A practical word on ground tackle, because free anchoring is only free if the anchor holds. The Atlantic and Brittany reward a generous scope and a well-set modern anchor: in sand and sandy mud I let out at least four times the maximum depth I expect at high water, and more in any wind. In the Med, where you are aiming for small sandy patches between seagrass, the discipline is different again, you want to drop precisely and avoid dragging back across a meadow. Either way, a tripline buoy helps in rocky Breton anchorages where a fouled anchor is a real risk, and an anchor alarm earns its keep on a night when the tide turns the boat through 180 degrees. None of this kit is expensive, and it is the difference between a free night's sleep and a 0300 scramble.
Anchoring as part of a wider plan
Anchoring is not a substitute for ever using a port, it is the thing that makes the ports affordable. The pattern that works for most cruising budgets: anchor for free or cheap most nights, take a marina every third or fourth night for water, fuel, showers and laundry, and book that marina sensibly. The mechanics of paying once you do come alongside are covered in the guide to paying in French marinas with cards and cash, and if a permanent base is the goal, the long-stay berth guide for foreigners explains how the annual contracts actually work.
The Mediterranean specifically rewards a clear-eyed plan, because the combination of expensive berths and protected seagrass means freeloading carelessly is no longer an option.

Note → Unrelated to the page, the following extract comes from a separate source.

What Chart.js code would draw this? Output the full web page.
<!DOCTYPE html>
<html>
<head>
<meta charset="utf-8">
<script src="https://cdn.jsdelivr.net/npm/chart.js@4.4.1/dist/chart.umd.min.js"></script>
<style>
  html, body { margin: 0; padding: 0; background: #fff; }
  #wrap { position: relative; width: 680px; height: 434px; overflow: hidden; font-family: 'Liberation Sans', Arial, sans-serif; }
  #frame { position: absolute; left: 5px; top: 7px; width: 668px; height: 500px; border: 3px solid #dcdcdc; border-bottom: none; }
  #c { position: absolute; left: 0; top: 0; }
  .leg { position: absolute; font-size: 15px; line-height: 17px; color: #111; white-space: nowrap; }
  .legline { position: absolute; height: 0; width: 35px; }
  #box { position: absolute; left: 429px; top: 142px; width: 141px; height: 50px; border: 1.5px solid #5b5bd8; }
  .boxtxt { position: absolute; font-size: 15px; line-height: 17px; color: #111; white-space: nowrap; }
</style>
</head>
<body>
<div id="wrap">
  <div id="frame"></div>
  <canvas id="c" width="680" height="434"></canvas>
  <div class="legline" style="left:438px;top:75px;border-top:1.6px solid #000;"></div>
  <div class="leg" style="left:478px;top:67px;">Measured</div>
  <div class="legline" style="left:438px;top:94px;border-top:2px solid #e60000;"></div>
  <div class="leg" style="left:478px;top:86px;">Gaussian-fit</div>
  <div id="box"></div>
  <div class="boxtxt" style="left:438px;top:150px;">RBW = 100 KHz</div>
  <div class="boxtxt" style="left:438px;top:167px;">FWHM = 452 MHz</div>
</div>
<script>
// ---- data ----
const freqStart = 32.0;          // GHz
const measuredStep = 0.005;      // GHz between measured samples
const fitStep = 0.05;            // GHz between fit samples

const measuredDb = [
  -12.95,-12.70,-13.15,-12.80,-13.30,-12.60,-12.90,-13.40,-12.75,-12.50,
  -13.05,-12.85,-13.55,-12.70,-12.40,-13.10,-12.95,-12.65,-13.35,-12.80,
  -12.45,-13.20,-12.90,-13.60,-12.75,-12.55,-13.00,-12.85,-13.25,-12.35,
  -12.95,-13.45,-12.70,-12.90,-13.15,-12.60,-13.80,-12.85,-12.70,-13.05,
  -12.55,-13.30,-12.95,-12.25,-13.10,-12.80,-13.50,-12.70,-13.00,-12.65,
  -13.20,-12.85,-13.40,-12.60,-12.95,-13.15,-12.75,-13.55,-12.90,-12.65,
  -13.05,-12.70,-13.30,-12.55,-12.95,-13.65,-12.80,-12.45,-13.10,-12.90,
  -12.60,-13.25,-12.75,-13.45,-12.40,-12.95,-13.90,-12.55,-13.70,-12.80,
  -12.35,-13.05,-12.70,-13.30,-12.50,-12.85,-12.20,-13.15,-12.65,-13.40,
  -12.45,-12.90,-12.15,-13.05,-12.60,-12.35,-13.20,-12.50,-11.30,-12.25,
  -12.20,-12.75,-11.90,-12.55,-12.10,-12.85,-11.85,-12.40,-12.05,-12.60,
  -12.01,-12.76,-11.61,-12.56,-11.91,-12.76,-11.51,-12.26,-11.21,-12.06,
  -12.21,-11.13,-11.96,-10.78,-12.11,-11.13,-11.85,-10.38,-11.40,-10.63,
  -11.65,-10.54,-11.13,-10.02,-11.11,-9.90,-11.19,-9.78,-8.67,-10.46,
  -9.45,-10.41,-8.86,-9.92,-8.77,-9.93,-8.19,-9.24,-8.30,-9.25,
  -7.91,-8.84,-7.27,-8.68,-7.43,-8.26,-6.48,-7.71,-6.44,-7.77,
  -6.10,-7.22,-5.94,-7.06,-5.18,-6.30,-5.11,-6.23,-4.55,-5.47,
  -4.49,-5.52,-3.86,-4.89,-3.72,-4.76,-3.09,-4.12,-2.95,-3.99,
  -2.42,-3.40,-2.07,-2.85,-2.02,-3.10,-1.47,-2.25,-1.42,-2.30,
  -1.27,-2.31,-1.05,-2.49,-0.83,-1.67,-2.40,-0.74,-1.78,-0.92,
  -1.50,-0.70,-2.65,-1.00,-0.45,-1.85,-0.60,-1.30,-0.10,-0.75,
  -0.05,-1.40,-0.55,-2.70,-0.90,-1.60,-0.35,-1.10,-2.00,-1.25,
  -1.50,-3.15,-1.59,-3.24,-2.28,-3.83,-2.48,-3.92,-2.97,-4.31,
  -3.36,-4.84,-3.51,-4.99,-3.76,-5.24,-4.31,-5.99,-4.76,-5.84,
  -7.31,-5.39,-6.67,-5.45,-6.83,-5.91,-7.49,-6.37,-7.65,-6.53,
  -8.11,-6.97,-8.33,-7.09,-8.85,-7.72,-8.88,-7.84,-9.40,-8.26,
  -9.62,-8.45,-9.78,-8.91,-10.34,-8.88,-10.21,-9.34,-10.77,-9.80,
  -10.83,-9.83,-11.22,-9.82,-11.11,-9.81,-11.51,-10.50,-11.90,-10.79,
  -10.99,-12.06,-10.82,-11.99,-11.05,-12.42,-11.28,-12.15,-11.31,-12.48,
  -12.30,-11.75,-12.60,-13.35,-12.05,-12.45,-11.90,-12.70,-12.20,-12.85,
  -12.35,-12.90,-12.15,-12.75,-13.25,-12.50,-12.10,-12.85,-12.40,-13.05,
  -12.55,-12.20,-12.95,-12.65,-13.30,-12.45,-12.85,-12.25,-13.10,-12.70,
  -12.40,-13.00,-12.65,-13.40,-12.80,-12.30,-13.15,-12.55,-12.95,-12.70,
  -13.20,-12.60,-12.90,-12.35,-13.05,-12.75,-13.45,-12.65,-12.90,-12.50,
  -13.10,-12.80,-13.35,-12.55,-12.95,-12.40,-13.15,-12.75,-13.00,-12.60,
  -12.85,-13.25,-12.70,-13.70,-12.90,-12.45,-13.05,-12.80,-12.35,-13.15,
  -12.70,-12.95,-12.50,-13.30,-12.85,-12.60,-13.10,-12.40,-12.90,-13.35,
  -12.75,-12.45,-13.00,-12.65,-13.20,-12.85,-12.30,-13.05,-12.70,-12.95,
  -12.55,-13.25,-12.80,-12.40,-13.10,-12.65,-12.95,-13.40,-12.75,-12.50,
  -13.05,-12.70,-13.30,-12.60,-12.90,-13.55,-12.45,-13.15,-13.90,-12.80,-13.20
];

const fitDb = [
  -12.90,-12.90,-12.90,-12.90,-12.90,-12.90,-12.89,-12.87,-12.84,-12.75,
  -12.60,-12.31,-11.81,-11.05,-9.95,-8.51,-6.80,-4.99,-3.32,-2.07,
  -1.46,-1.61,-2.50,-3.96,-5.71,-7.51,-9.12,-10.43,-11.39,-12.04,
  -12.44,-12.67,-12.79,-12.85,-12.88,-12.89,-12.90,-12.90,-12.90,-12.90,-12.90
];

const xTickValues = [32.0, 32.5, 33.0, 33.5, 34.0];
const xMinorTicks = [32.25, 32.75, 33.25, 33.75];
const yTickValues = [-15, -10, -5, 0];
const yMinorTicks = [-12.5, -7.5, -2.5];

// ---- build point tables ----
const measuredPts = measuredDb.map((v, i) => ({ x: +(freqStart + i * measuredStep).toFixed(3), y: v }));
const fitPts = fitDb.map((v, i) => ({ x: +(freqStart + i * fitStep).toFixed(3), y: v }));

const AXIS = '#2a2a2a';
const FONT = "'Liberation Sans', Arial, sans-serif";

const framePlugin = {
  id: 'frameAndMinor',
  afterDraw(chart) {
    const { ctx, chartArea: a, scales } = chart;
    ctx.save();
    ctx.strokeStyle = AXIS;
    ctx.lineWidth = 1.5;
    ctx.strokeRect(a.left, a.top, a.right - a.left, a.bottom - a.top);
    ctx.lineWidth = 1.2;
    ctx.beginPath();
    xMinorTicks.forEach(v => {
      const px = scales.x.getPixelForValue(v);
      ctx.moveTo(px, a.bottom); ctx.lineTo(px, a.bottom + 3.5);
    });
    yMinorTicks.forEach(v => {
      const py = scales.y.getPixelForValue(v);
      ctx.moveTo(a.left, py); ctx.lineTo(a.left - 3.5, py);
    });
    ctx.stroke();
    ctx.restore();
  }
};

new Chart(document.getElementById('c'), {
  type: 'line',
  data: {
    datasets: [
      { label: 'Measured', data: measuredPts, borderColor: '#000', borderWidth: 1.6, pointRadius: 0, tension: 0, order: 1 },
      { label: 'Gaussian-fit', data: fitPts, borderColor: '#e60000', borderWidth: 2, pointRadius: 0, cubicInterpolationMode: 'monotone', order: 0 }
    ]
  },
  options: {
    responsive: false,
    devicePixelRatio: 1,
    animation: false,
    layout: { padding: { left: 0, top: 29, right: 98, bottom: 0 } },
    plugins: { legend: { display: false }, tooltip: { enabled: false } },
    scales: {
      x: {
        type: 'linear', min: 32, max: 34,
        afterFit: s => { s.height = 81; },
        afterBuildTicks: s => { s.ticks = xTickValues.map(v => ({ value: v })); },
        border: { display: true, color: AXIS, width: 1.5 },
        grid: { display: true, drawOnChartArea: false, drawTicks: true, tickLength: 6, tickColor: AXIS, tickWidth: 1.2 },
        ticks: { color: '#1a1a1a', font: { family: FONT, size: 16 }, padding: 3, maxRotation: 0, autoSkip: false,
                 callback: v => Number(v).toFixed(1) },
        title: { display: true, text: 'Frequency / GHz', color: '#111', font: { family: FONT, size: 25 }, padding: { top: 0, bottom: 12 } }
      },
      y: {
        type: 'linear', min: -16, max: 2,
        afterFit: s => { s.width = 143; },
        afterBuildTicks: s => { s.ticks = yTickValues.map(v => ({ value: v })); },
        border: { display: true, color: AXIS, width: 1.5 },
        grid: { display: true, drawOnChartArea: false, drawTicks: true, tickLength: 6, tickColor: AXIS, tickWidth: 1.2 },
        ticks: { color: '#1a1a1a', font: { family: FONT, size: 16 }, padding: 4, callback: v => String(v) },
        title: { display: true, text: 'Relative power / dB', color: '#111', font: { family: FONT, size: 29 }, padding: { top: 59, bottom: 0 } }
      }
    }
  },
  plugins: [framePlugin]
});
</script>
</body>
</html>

My piece on waiting lists and finding a berth on the Med goes into how the two halves, anchoring and berthing, fit together on the Cote d'Azur.
The short version
Drop on sand, never on seagrass, and check DONIA before you let the chain run in the Med. By day the Lerins are still free; by night you pay a modest mooring fee far below a marina berth. On the Atlantic and in Brittany the anchoring is genuinely free and genuinely lovely, and the only tax you pay is doing your tidal homework properly. Get those two disciplines right, seagrass in the south and tides in the north, and France will give you a season of nights at anchor that cost nothing but a careful eye on the depth.